We're up before dawn the following morning and driving out to Marthas in the dark. When we arrive we find the swell has switched completely overnight. Instead of wrapping around the top of the island, forming a racing left, the swell is now coming from below the island, forming the sandbottom peaks the island is famous for, stretching as far as we can see to the south without another living soul.
We round a corner on the sand track, however, and run headlong into a four-car convoy parked overlooking the cleanest peak. It's a crew from the mainland who've chased the same swell. Steph Gilmore is there. Zeke Lau is there, just a week before his now infamous heat with Florence at Bells. Cameras are everywhere. Florence is in the lead car and it peels off, straight past, and keeps driving for another mile, as far as the road goes. Florence gets out of the car and runs. I'm not sure where he's running to, or why he's running at all, but he's taken off in the direction of the waves. It's noteworthy because I can't recall ever having seen him run before—he's the most unhurried guy you'll ever meet—but here he is, boots sinking in the sand as he follows the wallaby tracks over the dunes and into the sunrise.
The waves at this end of the beach aren't geometric peaks, but dinky little wedges. Swell lines from below the island travel up the beach until they meet a swell line from above the island, at which point they turn into sand slabs. Florence says it reminds him of Tamae on Moorea. He says he likes weird waves. For Florence, it becomes a game. He surfs all day, toying with it. He gets tubed a hundred ways till Sunday. He soul arches. He Dukes. He low crouches with spirit hands. He forehand laybacks. He even gets tubed sitting down on his ass.
After five hours the wind finally shifts onshore and Florence and Rastovich come in. They sit on the beach alone and with an economy of words describe the euphoric feeling of not leaving a wave unsurfed. They've juiced it. They've been slammed so hard into the sand they'll be sore for days.

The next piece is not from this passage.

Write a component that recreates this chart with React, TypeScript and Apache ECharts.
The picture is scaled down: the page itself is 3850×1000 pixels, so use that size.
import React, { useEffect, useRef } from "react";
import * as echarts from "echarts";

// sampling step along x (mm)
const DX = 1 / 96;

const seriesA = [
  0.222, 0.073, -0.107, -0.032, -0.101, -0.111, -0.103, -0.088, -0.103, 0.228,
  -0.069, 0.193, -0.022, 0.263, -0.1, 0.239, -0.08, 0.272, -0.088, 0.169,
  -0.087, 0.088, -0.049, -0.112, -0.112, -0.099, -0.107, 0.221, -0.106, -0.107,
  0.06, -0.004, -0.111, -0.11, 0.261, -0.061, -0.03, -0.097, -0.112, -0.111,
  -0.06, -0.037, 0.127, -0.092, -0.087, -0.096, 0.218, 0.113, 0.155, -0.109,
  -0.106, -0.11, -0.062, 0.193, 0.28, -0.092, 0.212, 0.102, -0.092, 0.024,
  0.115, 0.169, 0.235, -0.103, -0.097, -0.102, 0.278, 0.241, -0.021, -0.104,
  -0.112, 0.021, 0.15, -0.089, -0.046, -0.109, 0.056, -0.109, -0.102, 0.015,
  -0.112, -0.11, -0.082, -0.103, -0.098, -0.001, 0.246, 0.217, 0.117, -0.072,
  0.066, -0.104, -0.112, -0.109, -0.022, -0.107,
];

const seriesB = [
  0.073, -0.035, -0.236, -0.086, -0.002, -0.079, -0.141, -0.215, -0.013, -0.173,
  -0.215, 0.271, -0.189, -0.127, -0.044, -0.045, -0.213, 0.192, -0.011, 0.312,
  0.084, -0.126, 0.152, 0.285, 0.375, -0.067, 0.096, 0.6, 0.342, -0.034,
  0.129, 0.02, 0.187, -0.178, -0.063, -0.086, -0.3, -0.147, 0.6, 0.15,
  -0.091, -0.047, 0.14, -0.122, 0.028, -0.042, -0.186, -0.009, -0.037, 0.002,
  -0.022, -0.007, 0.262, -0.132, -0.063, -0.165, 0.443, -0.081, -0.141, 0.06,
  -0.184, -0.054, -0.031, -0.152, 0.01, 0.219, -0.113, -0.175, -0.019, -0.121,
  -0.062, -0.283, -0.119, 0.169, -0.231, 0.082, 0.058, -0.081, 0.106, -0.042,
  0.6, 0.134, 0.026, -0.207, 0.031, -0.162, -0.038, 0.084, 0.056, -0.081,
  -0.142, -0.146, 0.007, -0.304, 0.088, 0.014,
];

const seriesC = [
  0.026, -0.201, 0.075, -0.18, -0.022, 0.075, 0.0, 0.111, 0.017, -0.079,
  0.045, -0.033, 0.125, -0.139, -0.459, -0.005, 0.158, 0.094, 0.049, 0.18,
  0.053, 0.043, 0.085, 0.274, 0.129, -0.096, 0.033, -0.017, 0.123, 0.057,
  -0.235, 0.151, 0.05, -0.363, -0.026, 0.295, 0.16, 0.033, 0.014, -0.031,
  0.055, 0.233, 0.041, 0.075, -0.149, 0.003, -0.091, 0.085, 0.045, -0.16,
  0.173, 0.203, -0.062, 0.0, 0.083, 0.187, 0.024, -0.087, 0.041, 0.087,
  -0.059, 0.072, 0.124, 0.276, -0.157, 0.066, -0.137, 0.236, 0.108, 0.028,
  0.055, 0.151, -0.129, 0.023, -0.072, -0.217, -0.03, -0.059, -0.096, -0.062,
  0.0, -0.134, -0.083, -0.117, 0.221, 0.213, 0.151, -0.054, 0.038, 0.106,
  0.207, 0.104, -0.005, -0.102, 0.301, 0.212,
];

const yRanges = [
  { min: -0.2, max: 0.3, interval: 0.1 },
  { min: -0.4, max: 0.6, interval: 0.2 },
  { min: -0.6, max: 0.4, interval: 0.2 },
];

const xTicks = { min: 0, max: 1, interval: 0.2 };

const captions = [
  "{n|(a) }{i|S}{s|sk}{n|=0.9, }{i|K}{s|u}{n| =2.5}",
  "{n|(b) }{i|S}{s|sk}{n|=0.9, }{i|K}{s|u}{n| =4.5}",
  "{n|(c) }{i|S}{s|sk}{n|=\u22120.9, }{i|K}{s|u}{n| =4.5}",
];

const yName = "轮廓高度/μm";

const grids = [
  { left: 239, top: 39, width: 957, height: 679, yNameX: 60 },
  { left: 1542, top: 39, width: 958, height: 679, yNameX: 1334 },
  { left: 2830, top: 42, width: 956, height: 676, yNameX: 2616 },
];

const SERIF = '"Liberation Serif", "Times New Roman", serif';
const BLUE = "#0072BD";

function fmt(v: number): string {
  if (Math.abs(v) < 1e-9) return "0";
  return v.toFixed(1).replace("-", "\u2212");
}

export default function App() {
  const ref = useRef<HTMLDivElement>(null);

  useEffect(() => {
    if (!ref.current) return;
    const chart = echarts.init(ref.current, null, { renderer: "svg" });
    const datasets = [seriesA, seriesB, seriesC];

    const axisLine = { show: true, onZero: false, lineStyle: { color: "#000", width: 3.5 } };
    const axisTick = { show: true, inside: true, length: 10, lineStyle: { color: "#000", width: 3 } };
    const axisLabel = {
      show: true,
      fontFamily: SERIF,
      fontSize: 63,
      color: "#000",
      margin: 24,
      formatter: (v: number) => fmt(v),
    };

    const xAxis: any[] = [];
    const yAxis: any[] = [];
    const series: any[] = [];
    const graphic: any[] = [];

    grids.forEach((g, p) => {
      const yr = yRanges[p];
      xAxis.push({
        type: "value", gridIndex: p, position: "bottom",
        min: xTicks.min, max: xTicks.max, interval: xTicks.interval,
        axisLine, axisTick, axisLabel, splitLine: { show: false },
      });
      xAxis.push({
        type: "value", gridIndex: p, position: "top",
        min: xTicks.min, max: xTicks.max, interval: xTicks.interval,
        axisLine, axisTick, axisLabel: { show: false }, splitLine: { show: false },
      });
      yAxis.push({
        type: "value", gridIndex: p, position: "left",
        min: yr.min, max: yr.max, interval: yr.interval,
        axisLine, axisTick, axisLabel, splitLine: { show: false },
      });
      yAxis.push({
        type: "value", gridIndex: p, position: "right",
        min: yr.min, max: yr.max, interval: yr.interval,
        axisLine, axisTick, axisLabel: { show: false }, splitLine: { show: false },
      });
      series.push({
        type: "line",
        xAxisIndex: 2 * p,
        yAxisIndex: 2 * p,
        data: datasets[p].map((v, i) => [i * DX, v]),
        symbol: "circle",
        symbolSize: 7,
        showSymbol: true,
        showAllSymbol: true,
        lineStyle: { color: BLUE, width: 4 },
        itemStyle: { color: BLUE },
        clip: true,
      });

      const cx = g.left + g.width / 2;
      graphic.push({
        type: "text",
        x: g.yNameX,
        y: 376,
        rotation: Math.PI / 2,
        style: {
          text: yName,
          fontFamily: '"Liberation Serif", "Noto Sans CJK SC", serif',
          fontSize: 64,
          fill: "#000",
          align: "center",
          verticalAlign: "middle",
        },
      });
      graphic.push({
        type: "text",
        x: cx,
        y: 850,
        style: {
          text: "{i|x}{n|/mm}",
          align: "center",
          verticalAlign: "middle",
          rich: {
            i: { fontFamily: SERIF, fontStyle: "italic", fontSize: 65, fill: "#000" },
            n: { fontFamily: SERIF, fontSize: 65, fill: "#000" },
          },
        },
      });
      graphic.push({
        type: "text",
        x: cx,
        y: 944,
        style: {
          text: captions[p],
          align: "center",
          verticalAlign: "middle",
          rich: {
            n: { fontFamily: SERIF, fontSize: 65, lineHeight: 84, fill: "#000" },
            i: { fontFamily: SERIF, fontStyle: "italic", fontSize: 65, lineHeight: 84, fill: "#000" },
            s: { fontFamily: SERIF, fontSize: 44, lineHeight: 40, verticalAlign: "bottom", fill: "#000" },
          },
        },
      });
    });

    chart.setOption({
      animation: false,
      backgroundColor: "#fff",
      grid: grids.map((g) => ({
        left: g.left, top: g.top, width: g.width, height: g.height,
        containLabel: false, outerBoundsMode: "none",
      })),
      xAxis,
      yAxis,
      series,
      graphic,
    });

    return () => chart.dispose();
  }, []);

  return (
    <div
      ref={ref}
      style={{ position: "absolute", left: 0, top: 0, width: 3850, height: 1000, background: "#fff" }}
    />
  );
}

Back at the farmhouse, Rastovich and Florence are sitting on opposite sides of the lounge room, flamed from the waves, silent as monks. It's like they're sitting for a sketch artist. Rastovich is on an old wooden chair, legs crossed, staring out the window at a broken clothesline spinning in the wind. Florence meanwhile sits at a small dining table and looks out the window on the other side of the room. He seems contemplative, although he could simply be watching the chickens roam the yard. A shaft of weak afternoon light illuminates the scene. There's flotsam hung artistically and a map of the island's shipwrecks on the wall. It's a Tuesday. The world might never be quiet, but for now there's nothing that needs to be said.
Our final night on the island is spent at the King Island Club, an old wood-paneled town hall with a bar and a bistro in the island's main town, Currie. It's a big night on the island. The locals are rallying against a giant aquaculture company that's planning to farm three million Atlantic salmon right where Florence had been getting tubed that day. If it went ahead the place would be awash with fish shit.

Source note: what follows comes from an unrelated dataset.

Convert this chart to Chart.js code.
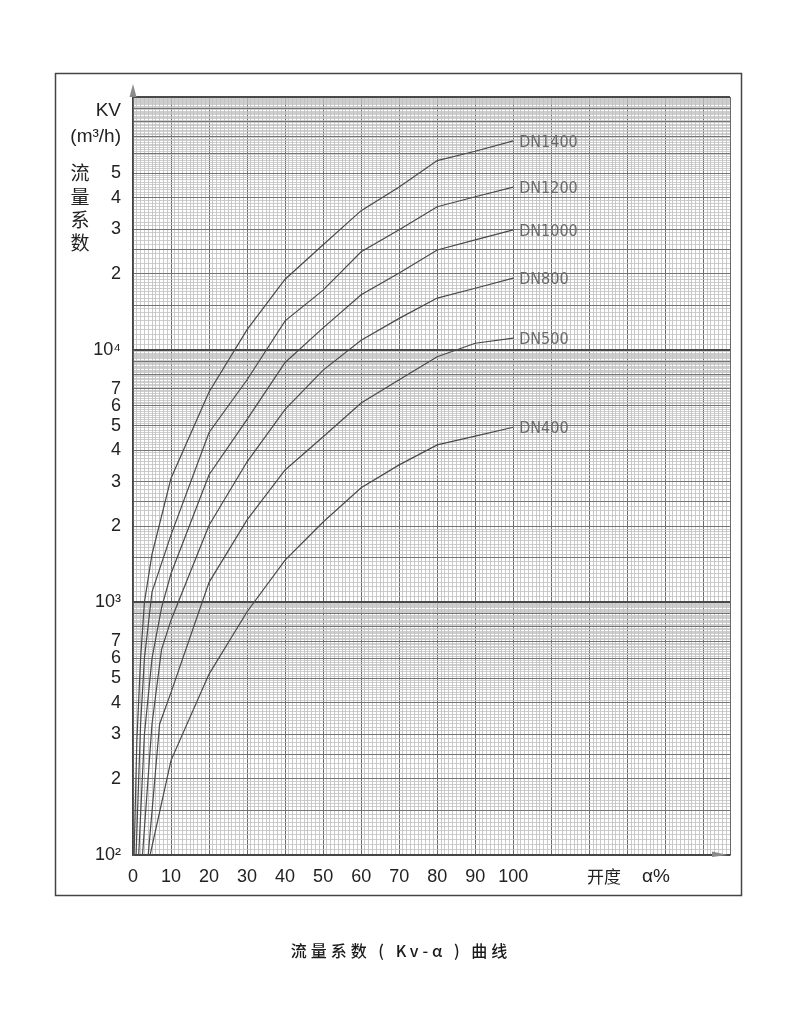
<!DOCTYPE html>
<html lang="zh">
<head>
<meta charset="utf-8">
<title>流量系数（Kv-α）曲线</title>
<script src="https://cdn.jsdelivr.net/npm/chart.js@4.4.1/dist/chart.umd.min.js"></script>
<style>
  html, body { margin: 0; padding: 0; background: #fff; }
  #wrap { width: 800px; height: 1028px; position: relative; }
</style>
</head>
<body>
<div id="wrap"><canvas id="kvChart" width="800" height="1028"></canvas></div>
<script>
// curve names, in order from top to bottom
const seriesNames = ['DN1400', 'DN1200', 'DN1000', 'DN800', 'DN500', 'DN400'];

// [opening α %, Kv m3/h]
const dn1400 = [[0.3, 100], [1, 280], [2, 600], [3, 1000], [5, 1550], [10, 3100], [20, 6800], [30, 12000], [40, 19000], [50, 26000], [60, 35500], [70, 44000], [80, 56000], [90, 61000], [100, 67000]];
const dn1200 = [[0.8, 100], [2, 330], [3, 600], [5, 1100], [10, 1850], [20, 4700], [30, 7600], [40, 13000], [50, 17200], [60, 24400], [70, 29800], [80, 36800], [90, 40300], [100, 44000]];
const dn1000 = [[1.5, 100], [3, 300], [5, 600], [7.5, 950], [10, 1300], [20, 3200], [30, 5300], [40, 8900], [50, 12200], [60, 16500], [70, 20100], [80, 24800], [90, 27200], [100, 29800]];
const dn800 = [[2.5, 100], [5, 330], [7.5, 650], [10, 850], [20, 2020], [30, 3600], [40, 5800], [50, 8300], [60, 10900], [70, 13300], [80, 16000], [90, 17500], [100, 19200]];
const dn500 = [[4, 100], [7, 330], [10, 440], [20, 1200], [30, 2120], [40, 3340], [50, 4520], [60, 6150], [70, 7600], [80, 9380], [90, 10600], [100, 11100]];
const dn400 = [[4.5, 100], [10, 237], [20, 520], [30, 918], [40, 1470], [50, 2080], [60, 2840], [70, 3500], [80, 4200], [90, 4550], [100, 4930]];
const seriesData = [dn1400, dn1200, dn1000, dn800, dn500, dn400];

// tick labels
const xTickLabels = [0, 10, 20, 30, 40, 50, 60, 70, 80, 90, 100];
const yLabelValues = [100, 200, 300, 400, 500, 600, 700, 1000, 2000, 3000, 4000, 5000, 6000, 7000, 10000, 20000, 30000, 40000, 50000];
const yLabelTexts = ['10²', '2', '3', '4', '5', '6', '7', '10³', '2', '3', '4', '5', '6', '7', '10⁴', '2', '3', '4', '5'];

// mantissas (x100) of the darker log-paper lines
const yMajorSteps = [100, 150, 200, 250, 300, 400, 500, 600, 700, 800, 900];

const X_MAX = 157;

function mantissa(v) {
    const d = Math.pow(10, Math.floor(Math.log10(v) + 1e-9));
    return Math.round(v / d * 100);
}

const decorPlugin = {
    id: 'decor',
    afterDraw(chart) {
        const ctx = chart.ctx;
        const area = chart.chartArea;
        ctx.save();

        // outer frame
        ctx.strokeStyle = '#444';
        ctx.lineWidth = 1.5;
        ctx.strokeRect(55.5, 73.5, 686, 822);

        // axis arrows
        ctx.fillStyle = '#8a8a8a';
        ctx.beginPath();
        ctx.moveTo(area.left, area.top - 13);
        ctx.lineTo(area.left - 3.5, area.top);
        ctx.lineTo(area.left + 3.5, area.top);
        ctx.closePath();
        ctx.fill();
        ctx.beginPath();
        ctx.moveTo(area.right - 2, area.bottom);
        ctx.lineTo(area.right - 18, area.bottom - 3.5);
        ctx.lineTo(area.right - 18, area.bottom + 2);
        ctx.closePath();
        ctx.fill();

        // y axis title
        ctx.fillStyle = '#222';
        ctx.textBaseline = 'middle';
        ctx.textAlign = 'right';
        ctx.font = '19px "Liberation Sans", Arial, sans-serif';
        ctx.fillText('KV', 121, 111);
        ctx.fillText('(m³/h)', 121, 137);
        ctx.textAlign = 'center';
        ctx.font = '19px "Noto Sans CJK SC", sans-serif';
        const vChars = ['流', '量', '系', '数'];
        const vY = [173, 197, 220, 243];
        vChars.forEach((ch, i) => ctx.fillText(ch, 80, vY[i]));

        // x axis title
        ctx.textAlign = 'left';
        ctx.font = '17px "Noto Sans CJK SC", sans-serif';
        ctx.fillText('开度', 587, 877);
        ctx.font = '19px "Liberation Sans", Arial, sans-serif';
        ctx.fillText('α%', 642, 877);

        // curve labels at the end of each line
        ctx.fillStyle = '#6a6a6a';
        ctx.font = '16px "Liberation Sans Narrow", "DejaVu Sans Condensed", sans-serif';
        chart.data.datasets.forEach((ds, i) => {
            const meta = chart.getDatasetMeta(i);
            const last = meta.data[meta.data.length - 1];
            ctx.fillText(ds.label, last.x + 6, last.y + 2);
        });

        // caption
        ctx.fillStyle = '#1a1a1a';
        ctx.textAlign = 'center';
        ctx.font = '500 16px "Noto Sans CJK SC", sans-serif';
        ctx.letterSpacing = '4px';
        ctx.fillText('流量系数 ( Kv-α ) 曲线', 401, 951);
        ctx.restore();
    }
};

const ctx = document.getElementById('kvChart').getContext('2d');
new Chart(ctx, {
    type: 'line',
    data: {
        datasets: seriesNames.map((name, i) => ({
            label: name,
            data: seriesData[i].map(p => ({ x: p[0], y: p[1] })),
            borderColor: '#4a4a4a',
            borderWidth: 1.2,
            pointRadius: 0,
            tension: 0,
            fill: false
        }))
    },
    options: {
        responsive: false,
        animation: false,
        layout: { padding: { left: 0, right: 70, top: 97, bottom: 133 } },
        plugins: { legend: { display: false }, tooltip: { enabled: false } },
        scales: {
            x: {
                type: 'linear',
                min: 0,
                max: X_MAX,
                afterBuildTicks: s => {
                    s.ticks = [];
                    for (let v = 0; v <= X_MAX; v++) s.ticks.push({ value: v });
                },
                afterFit: s => { s.height = 40; },
                ticks: {
                    autoSkip: false,
                    maxRotation: 0,
                    padding: 11,
                    color: '#222',
                    font: { family: '"Liberation Sans", Arial, sans-serif', size: 18 },
                    callback: v => xTickLabels.includes(v) ? String(v) : ''
                },
                grid: {
                    drawTicks: false,
                    color: c => (c.tick.value % 10 === 0 || c.tick.value === X_MAX) ? '#6a6a6a' : '#bdbdbd',
                    lineWidth: c => (c.tick.value % 10 === 0 || c.tick.value === X_MAX) ? 1 : 0.8
                },
                border: { display: true, color: '#444', width: 1.5 }
            },
            y: {
                type: 'logarithmic',
                min: 100,
                max: 100000,
                afterBuildTicks: s => {
                    s.ticks = [];
                    [100, 1000, 10000].forEach(d => {
                        for (let k = 100; k < 1000; k += (k < 200 ? 5 : 10)) {
                            s.ticks.push({ value: k * d / 100 });
                        }
                    });
                    s.ticks.push({ value: 100000 });
                },
                afterFit: s => { s.width = 133; },
                ticks: {
                    autoSkip: false,
                    padding: 12,
                    color: '#222',
                    font: { family: '"Liberation Sans", Arial, sans-serif', size: 18 },
                    callback: v => {
                        const i = yLabelValues.indexOf(Math.round(v));
                        return i >= 0 ? yLabelTexts[i] : '';
                    }
                },
                grid: {
                    drawTicks: false,
                    color: c => {
                        const k = mantissa(c.tick.value);
                        if (k === 100) return '#4a4a4a';
                        return yMajorSteps.includes(k) ? '#747474' : '#c2c2c2';
                    },
                    lineWidth: c => {
                        const k = mantissa(c.tick.value);
                        if (k === 100) return 2;
                        return yMajorSteps.includes(k) ? 1 : 0.8;
                    }
                },
                border: { display: true, color: '#444', width: 1.5 }
            }
        }
    },
    plugins: [decorPlugin]
});
</script>
</body>
</html>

Florence walks into the club wearing a "No Fish Farms Here" badge on his sweater, given to him by Rastovich who is on the island in support of the campaign. Florence sits down to dinner with the locals leading the fight. None of them surf, or even know who he is, but over a dinner of wallaby shanks and scallops, Florence is locked in animated conversation with them. He's asking about the fish farm, what it'll do to the beach, what it'll do the ocean and where the campaign's at. He's completely engaged. More in touch with the saltwater hemispheres than maybe any man alive and with a loyal following of millions, if he put his mind to it he'd be an ocean defender without peer. You could see those wheels turning in Florence's head. His time with Rastovich has been an eye opener. Before they left the island the pair was already planning their next surf trip.

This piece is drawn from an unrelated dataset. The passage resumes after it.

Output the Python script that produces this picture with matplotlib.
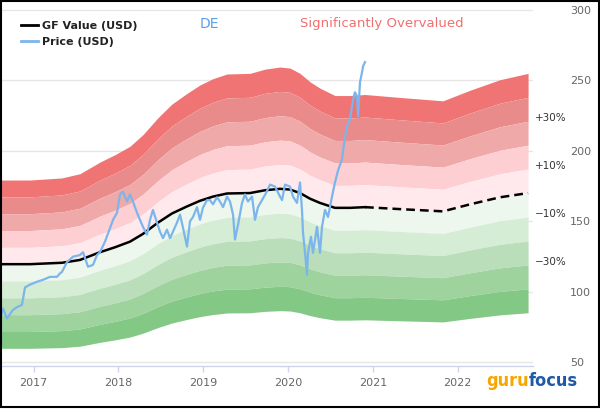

Bets are already being placed on how long Florence will last in the fishbowl of the Tour. Twice on the island while he's speaking with Rastovich, I hear the phrase, "When I'm done with the Tour," once in reference to a big Polynesian sail and once to some serious time up in the Arctic Circle. Despite the twin world titles and the way he's almost cruised to them, you're still not entirely convinced the Tour is his natural environment. He's learned to love the game, but it's unlikely he'll still be there at, say, 46 years of age. He and Kelly Slater might be close, but they're hardwired in very different ways. Slater is the classic extrovert, drawing energy from the Tour to the point that walking away from it has become almost impossible.
So what does Florence do beyond the Tour? He's the best surfer in the world right now and the most important surfer of his generation, a fact the Tour, the fans and his contract all recognize. But all of that's ephemeral. What's his lasting imprint on surfing going to be beyond some trophies and a transcendent highlight reel? What's his lasting contribution to the great song line of surf culture going to be? We're seeing Slater's big vision for surfing playing out right now, a big concrete and chlorine legacy project. So what will Florence leave us? A revolution in surf film? A skull and cross bones crusade to save the ocean? An ingenious new beehive? Does he try and change surfing like Slater, or try and change the world like Rastovich?
Or does he just climb aboard his 48-foot ocean cat one day and sail off into the vast constellation of the Pacific, drop anchor off an island in the Tuamotus or the Marquesas, find a wave out front, then pass his days contentedly as the world goes Searching for John Florence? One thing's for sure: Florence cares far less about this right now than we do. No surfer since Slater has had the platform that Florence has, but no surfer has probably wanted it less. The problem for Florence is that like the titular character in "Monty Python's Life of Brian," the more he tells us he's not the messiah, the more people are going to follow him. The Reluctant Messiah is a recurring and central character in surfing, and you could argue that they've had a greater influence on the surfing life than those who actually set out with the intention to influence it. Curren, Greenough, Lynch, Peterson and more recently Dane Reynolds were all guys who just wanted to be left alone with their surfing but were too damn good for that to ever happen. That excruciating tension, playing out publicly, eventually created profound cultural shifts.
Surfing can be sublimely contrary like that. While society makes stars of the people who want it most, surfing has a way of doing the very opposite. Sailing away from it all one day might be the most influential move Florence could ever make.